After 27 months, the government shocked the council by rejecting its attempt to use compulsory purchase orders (CPOs) to take the leaseholders’ flats in the far-west section of the estate, known as Phase 1. None of the residents had been offered more than £300,000 for their homes.
Mr Javid and his team blocked the CPO believing it would threaten the eight lease holders’ human rights and “dis-benefit” them economically and socially. And he suggested that the council had not done all it could to come to an agreement with the leaseholders, before going gung-ho with the CPO, usually reserved as a last resort.
The letter, written by lawyer Joe Sullivan, responds to six arguments which the council put forward in the hope of calling the government’s bluff before going for the judicial review.
The council’s basis for taking the judicial review was that it believed key evidence had been ignored, or that it had not been given a chance to defend itself on key points raised.
Councillor Mark Williams told a meeting of councillors and leaseholders in October: “It is our firm belief that the [government’s] decision was based on factually incorrect information.”
But Mr Sullivan calls the council’s complaint’s “unarguable” and says the government will “recover its costs” by charging the council if they win the legal challenge. That would mean Southwark’s final legal bills doubling from its own predicted costs of £50,000.
Southwark’s first gripe was that it wasn’t given an opportunity to respond to a criticism that homes within the plans for the newly regenerated estate would have insufficient sunlight. The lawyer calls this argument “factually wrong” because the matter had been openly discussed during a public hearing leading up to the CPO decision.
Then the council argued the government inspector had “failed to give regard” to equity share option given to leaseholders.
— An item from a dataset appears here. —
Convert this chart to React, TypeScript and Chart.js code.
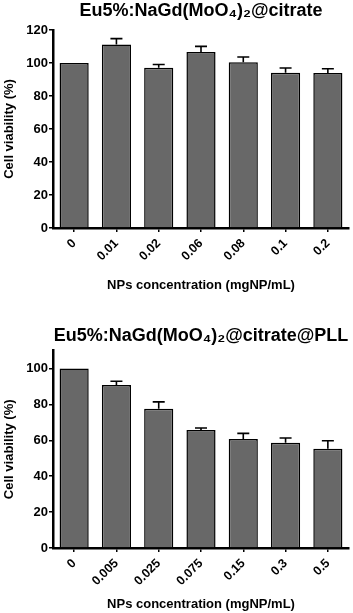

So the lawyer’s letter called this “plainly wrong” and that Mr Javid had already “expressly stated” that the council’s equity share options “do not alter” the government’s decision.
Moreover there was a disagreement on whether the council believed it had to obey new guidance requiring it to show “it has taken reasonable steps to acquire the land by agreement”, which the government inspector believes it had not.
The council also accused the government inspector of having insufficient evidence to suggest that ethnic minority groups would be particularly adversely affected by the demolition for their loss of community, because it has made an assumption about the identities of the leaseholders, rather than properly check their backgrounds.
Commenting on the latest correspondence with the government, councillor Mark Williams, cabinet member for regeneration and new homes, said: “We are very disappointed that the Secretary of State did not recognise the measures we have put in place to support resident leaseholders to stay in the area, and we continue to strongly disagree with the findings of his decision. We have lodged a claim for Judicial Review of the Secretary of State’s decision, and are hopeful that the Court will grant permission to proceed.
“Even the Secretary’s original response recognised that the regeneration of the Aylesbury estate was the correct way forward to build hundreds of new, quality homes for our residents, including at least 50 per cent affordable homes, the majority of which will be at social rents. In the meantime we remain committed to the regeneration of the estate and will be continuing with works in areas not affected by this current decision.”